**Your task:** Could you copy every line from the material below in which "React" appears?

**Working data:**
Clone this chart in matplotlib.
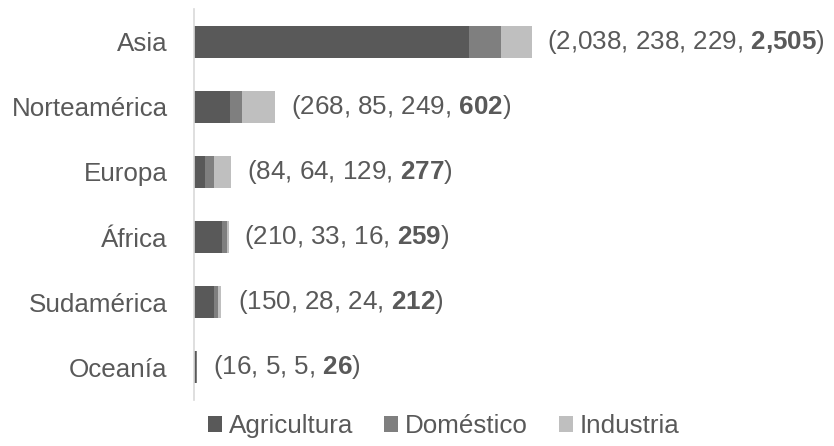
import matplotlib
matplotlib.use("Agg")
import matplotlib.pyplot as plt
import numpy as np

# Datos (km3/año) por región
regiones = ["Asia", "Norteamérica", "Europa", "África", "Sudamérica", "Oceanía"]
agricultura = [2038, 268, 84, 210, 150, 16]
domestico = [238, 85, 64, 33, 28, 5]
industria = [229, 249, 129, 16, 24, 5]
totales = [2505, 602, 277, 259, 212, 26]

series = ["Agricultura", "Doméstico", "Industria"]
colores = ["#595959", "#7f7f7f", "#bfbfbf"]
gris_texto = "#595959"

plt.rcParams["font.family"] = ["Liberation Sans", "DejaVu Sans"]
plt.rcParams["mathtext.fontset"] = "custom"
plt.rcParams["mathtext.rm"] = "Liberation Sans"
plt.rcParams["mathtext.bf"] = "Liberation Sans:bold"

tam = 18.7

fig = plt.figure(figsize=(8.34, 4.46), dpi=100)
ax = fig.add_axes([0.2326, 0.104, 0.7674, 0.875])

y = np.arange(len(regiones))
izq = np.zeros(len(regiones))
for vals, nombre, col in zip([agricultura, domestico, industria], series, colores):
    ax.barh(y, vals, left=izq, height=0.5, color=col, label=nombre)
    izq = izq + np.array(vals)

# etiquetas con el total en negrita
for i in range(len(regiones)):
    etiqueta = "(%s, %s, %s, $\\mathbf{%s}$)" % (
        format(agricultura[i], ","), format(domestico[i], ","),
        format(industria[i], ","), format(totales[i], ",").replace(",", "{,}"))
    ax.annotate(etiqueta, xy=(totales[i], y[i]), xytext=(11, 0),
                textcoords="offset points", va="center", ha="left",
                fontsize=tam, color=gris_texto)

ax.set_xlim(0, 4741)
ax.set_ylim(len(regiones) - 0.5, -0.5)
ax.set_yticks(y)
ax.set_yticklabels(regiones, fontsize=tam, color=gris_texto)
ax.tick_params(axis="y", length=0, pad=19)
ax.set_xticks([])
for s in ["top", "right", "bottom"]:
    ax.spines[s].set_visible(False)
ax.spines["left"].set_color("#d9d9d9")
ax.spines["left"].set_linewidth(1.2)

leg = fig.legend(loc="center", bbox_to_anchor=(0.532, 0.045), ncol=3, frameon=False,
                 fontsize=tam, handlelength=0.55, handleheight=0.55,
                 handletextpad=0.25, columnspacing=1.2)
for t in leg.get_texts():
    t.set_color(gris_texto)

fig.savefig("out.png", dpi=100)
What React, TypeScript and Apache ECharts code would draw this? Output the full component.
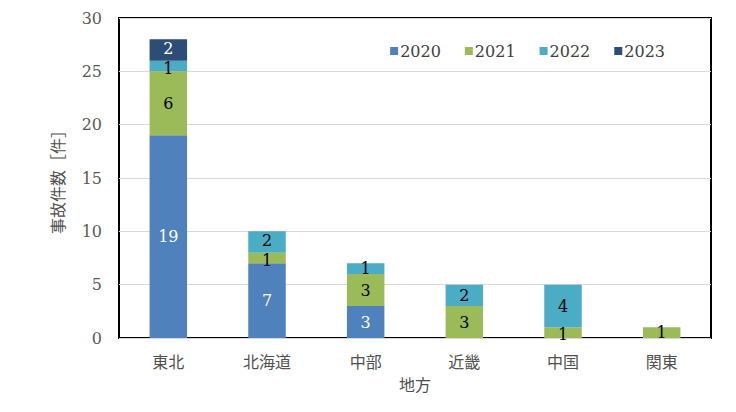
import React, { useEffect, useRef } from "react";
import * as echarts from "echarts";

const categories = ["東北", "北海道", "中部", "近畿", "中国", "関東"];
const seriesNames = ["2020", "2021", "2022", "2023"];
const v2020 = [19, 7, 3, null, null, null];
const v2021 = [6, 1, 3, 3, 1, 1];
const v2022 = [1, 2, 1, 2, 4, null];
const v2023 = [2, null, null, null, null, null];
const yTicks = { min: 0, max: 30, interval: 5 };

const colors = ["#4F81BD", "#9BBB59", "#4BACC6", "#2C4D75"];
const labelColors = ["#ffffff", "#000000", "#000000", "#ffffff"];
const FONT = "DejaVu Serif";
const CJK = "Noto Sans CJK JP";

export default function App() {
  const ref = useRef<HTMLDivElement>(null);
  useEffect(() => {
    const chart = echarts.init(ref.current!, null, { renderer: "svg" });
    const values: (number | null)[][] = [v2020, v2021, v2022, v2023];
    // nudge labels of thin (value 1) segments apart from their neighbours
    const buildData = (si: number) =>
      values[si].map((v, ci) => {
        if (v == null) return v;
        const above = si < values.length - 1 ? values[si + 1][ci] : null;
        const below = si > 0 ? values[si - 1][ci] : null;
        let dy = 0;
        if (v === 1 && above) dy += 2;
        if (below === 1 && v <= 2) dy -= 2;
        return dy ? { value: v, label: { offset: [0, dy] } } : v;
      });
    chart.setOption({
      animation: false,
      backgroundColor: "#ffffff",
      textStyle: { fontFamily: FONT },
      grid: {
        left: 119,
        right: 25,
        top: 18,
        bottom: 74,
        show: true,
        borderColor: "#000000",
        borderWidth: 2,
        backgroundColor: "#ffffff",
        z: 0,
      },
      legend: {
        data: seriesNames,
        right: 66,
        top: 38,
        itemWidth: 8,
        itemHeight: 8,
        itemGap: 24,
        icon: "rect",
        textStyle: { fontFamily: FONT, fontSize: 16, color: "#404040", padding: [0, 0, 0, -3] },
      },
      xAxis: {
        type: "category",
        data: categories,
        name: "地方",
        nameLocation: "middle",
        nameGap: 38,
        nameTextStyle: { fontFamily: CJK, fontSize: 16, color: "#505050" },
        axisLine: { show: false },
        axisTick: { show: false },
        axisLabel: { fontFamily: CJK, fontSize: 16, color: "#505050", margin: 15 },
      },
      yAxis: {
        type: "value",
        min: yTicks.min,
        max: yTicks.max,
        interval: yTicks.interval,
        name: "事故件数［件］",
        nameLocation: "middle",
        nameGap: 54,
        nameTextStyle: { fontFamily: CJK, fontSize: 16, color: "#505050" },
        axisLine: { show: false },
        axisTick: { show: false },
        axisLabel: { fontFamily: FONT, fontSize: 16, color: "#595959", margin: 17 },
        splitLine: { lineStyle: { color: "#d9d9d9", width: 1 } },
      },
      series: seriesNames.map((name, i) => ({
        name,
        type: "bar",
        stack: "total",
        data: buildData(i),
        barWidth: "38%",
        itemStyle: { color: colors[i] },
        label: {
          show: true,
          position: "inside",
          fontFamily: FONT,
          fontSize: 16,
          lineHeight: 12,
          color: labelColors[i],
          formatter: (p: any) => (p.value ? String(p.value) : ""),
        },
      })),
    });
    return () => chart.dispose();
  }, []);
  return (
    <div
      ref={ref}
      style={{ position: "absolute", left: 0, top: 0, width: 736, height: 412 }}
    />
  );
}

**Result:**
What React, TypeScript and Apache ECharts code would draw this? Output the full component.
import React, { useEffect, useRef } from "react";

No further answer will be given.